High school program combines science, social studies and leadership

A course University of B.C. arts student Rosemary Chen took in Grade 12 helped her see the big picture of sustainability.

“To understand the economic side of things, the social side of things, the political side of things as well as the environmental side of things,” the former Sir Winston Churchill student said.

The Vancouver School Board’s global sustainability course includes field visits to sustainability initiatives and companies that have improved their operations, and Chen said those experiences helped her recognize that sustainability isn’t a “far away in the future idea.”

Andrew Humphries, head teacher at Prince of Wales Mini School, started the course, which is heading into its third year in 2015-2016.

“Sustainability is the topic, is the issue of our time,” he said. “It is affecting and will affect virtually everything.”

The global sustainability course welcomes 30 Grade 11 and 12 students from across the district to examine sustainability through field studies, discussion and debate, film analysis, case studies and a six-month-long self-directed action project. It’s a cross-curricular course that combines aspects of science, social studies and leadership.

“Young people are really aware that these issues are rising around them, and they want some factual information about, really, what is going on and then an ability to respond to that,” Humphries said.

“The content and delivery methods help students move from a narrative of doom and gloom to one of adventure and hope,” he told the Courier. “Because if you don’t look at it that way, it just becomes too depressing.”

Students toured the Village at False Creek with principal landscape architect Margot Long to learn about the sustainable design there. They’ve heard from Rashid Sumaila of the UBC Fisheries Centre about global oceans and fisheries economics, and from Daniel McLeod, immigration and citizenship lawyer, about human migration and refugees.

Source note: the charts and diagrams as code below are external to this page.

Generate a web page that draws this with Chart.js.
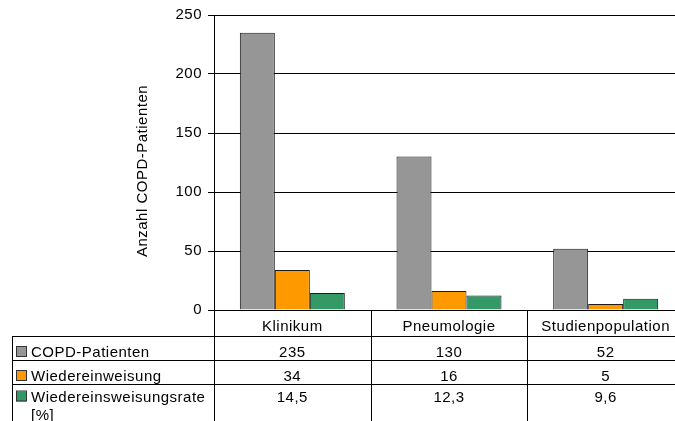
<!DOCTYPE html>
<html><head><meta charset="utf-8">
<script src="https://cdn.jsdelivr.net/npm/chart.js@4/dist/chart.umd.min.js"></script>
<style>
html,body{margin:0;padding:0;background:#fff;overflow:hidden;}
#wrap{width:675px;height:421px;overflow:hidden;position:relative;background:#fff;}
canvas{display:block;}
</style></head><body>
<div id="wrap"><canvas id="c" width="700" height="421" style="width:700px;height:421px"></canvas></div>
<script>
// ---- data ----
const categories = ['Klinikum', 'Pneumologie', 'Studienpopulation'];
const seriesNames = ['COPD-Patienten', 'Wiedereinweisung', 'Wiedereinsweisungsrate [%]'];
const copdPatienten = [235, 130, 52];
const wiedereinweisung = [34, 16, 5];
const wiedereinweisungsrate = [14.5, 12.3, 9.6];
const yTicks = [0, 50, 100, 150, 200, 250];
const yTitle = 'Anzahl COPD-Patienten';

// ---- style ----
const colors = ['#969696', '#FF9900', '#339966'];
const FAMILY = '"Liberation Sans", Arial, sans-serif';
const FSIZE = 15;
const FONT = FSIZE + 'px ' + FAMILY;
const LS = '0.5px';
const seriesData = [copdPatienten, wiedereinweisung, wiedereinweisungsrate];
const fmt = v => String(v).replace('.', ',');

function wrapText(ctx, text, maxW) {
  const words = text.split(' ');
  const lines = [];
  let cur = '';
  for (const w of words) {
    const t = cur ? cur + ' ' + w : w;
    if (ctx.measureText(t).width > maxW && cur) { lines.push(cur); cur = w; }
    else cur = t;
  }
  if (cur) lines.push(cur);
  return lines;
}

const tablePlugin = {
  id: 'dataTable',
  beforeDraw(chart) { chart.ctx.letterSpacing = LS; },
  afterDraw(chart) {
    const ctx = chart.ctx, xs = chart.scales.x, area = chart.chartArea;
    const H = chart.height;
    const n = categories.length;
    const half = (xs.getPixelForValue(1) - xs.getPixelForValue(0)) / 2;
    const bounds = [];
    for (let i = 0; i < n; i++) bounds.push(xs.getPixelForValue(i) - half);
    bounds.push(xs.getPixelForValue(n - 1) + half);
    const tableLeft = 12;
    const headerBottom = area.bottom + 26;
    const rowTops = [headerBottom, headerBottom + 24, headerBottom + 47.5];
    const crisp = v => Math.round(v) + 0.5;

    ctx.save();
    ctx.letterSpacing = LS;
    ctx.strokeStyle = '#000';
    ctx.lineWidth = 1;
    ctx.beginPath();
    for (const b of bounds) { ctx.moveTo(crisp(b), area.bottom); ctx.lineTo(crisp(b), H); }
    ctx.moveTo(crisp(tableLeft), rowTops[0]); ctx.lineTo(crisp(tableLeft), H);
    for (const y of rowTops) { ctx.moveTo(tableLeft, crisp(y)); ctx.lineTo(bounds[n], crisp(y)); }
    ctx.stroke();

    ctx.font = FONT;
    ctx.fillStyle = '#000';
    ctx.textBaseline = 'alphabetic';
    const baseOff = 21;
    for (let r = 0; r < seriesNames.length; r++) {
      const top = rowTops[r];
      const base = top + baseOff - (r === 2 ? 3 : 0);
      ctx.fillStyle = colors[r];
      ctx.fillRect(16, base - 10, 10, 10);
      ctx.strokeStyle = '#333';
      ctx.strokeRect(16.5, base - 10.5, 10, 10);
      ctx.fillStyle = '#000';
      ctx.textAlign = 'left';
      const lines = wrapText(ctx, seriesNames[r], bounds[0] - 31 - 4);
      lines.forEach((ln, k) => ctx.fillText(ln, 31, base + k * 18));
      ctx.textAlign = 'center';
      for (let i = 0; i < n; i++) ctx.fillText(fmt(seriesData[r][i]), xs.getPixelForValue(i), base);
    }

    ctx.translate(143, 171);
    ctx.rotate(-Math.PI / 2);
    ctx.textAlign = 'center';
    ctx.textBaseline = 'middle';
    ctx.fillText(yTitle, 0, 0);
    ctx.restore();
  }
};

new Chart(document.getElementById('c'), {
  type: 'bar',
  data: {
    labels: categories,
    datasets: seriesNames.map((name, i) => ({
      label: name,
      data: seriesData[i],
      backgroundColor: colors[i],
      borderColor: '#1a1a1a',
      borderWidth: 1,
      borderSkipped: 'bottom'
    }))
  },
  options: {
    responsive: false,
    animation: false,
    events: [],
    layout: { padding: { left: 0, right: 16, top: 15, bottom: 0 } },
    plugins: { legend: { display: false }, tooltip: { enabled: false }, title: { display: false } },
    datasets: { bar: { categoryPercentage: 0.67, barPercentage: 1 } },
    scales: {
      x: {
        grid: { display: false },
        border: { display: true, color: '#000', width: 1 },
        ticks: { color: '#000', font: { family: FAMILY, size: FSIZE }, padding: 0, maxRotation: 0, autoSkip: false },
        afterFit(s) { s.height = 111; }
      },
      y: {
        min: 0, max: 250,
        afterBuildTicks(s) { s.ticks = yTicks.map(v => ({ value: v })); },
        ticks: { color: '#000', font: { family: FAMILY, size: FSIZE }, padding: 6 },
        grid: { color: '#000', lineWidth: 1, tickLength: 6, drawTicks: true },
        border: { display: true, color: '#000', width: 1 },
        afterFit(s) { s.width = 214; }
      }
    }
  },
  plugins: [tablePlugin]
});
</script>
</body></html>
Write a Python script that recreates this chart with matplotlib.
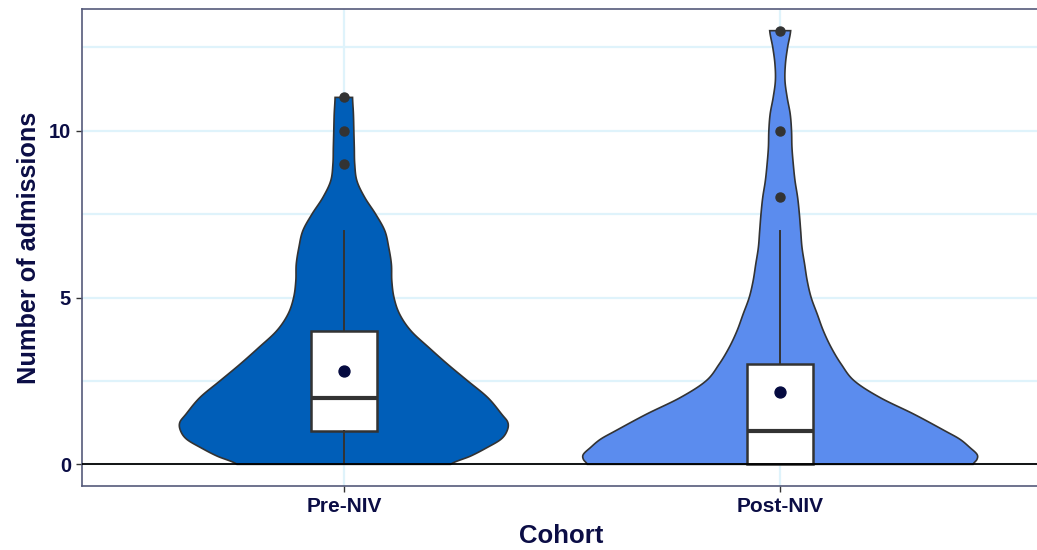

Students of the global sustainability course started and continued Kids for Climate Action, have worked to conserve a species of frog in the Fraser Valley and have shared what they’ve learned with elementary school students. They can receive course credit for independent learning that includes attending a film, participating in a conference or reading a book related to sustainability.

Global sustainability is an off-timetable course that runs from 4 to 6 p.m. on Thursdays at Prince of Wales, in Kerrisdale, with field trips some Saturdays and Sundays. It is a full-year elective course that Humphries would like to see roll out at every school.

“But having said that, part of the fun of the course is that we get kids from different schools rubbing shoulders, sharing ideas and then going back to their schools to do some initiatives and such,” he said.

“They key for me is drawing together students that have similar interests and then sending them back to their schools to do great things,” Humphries said. “And drawing together experts from around Vancouver to rub shoulders with these kids, as well.”

The application deadline for the global sustainability course is Feb. 27.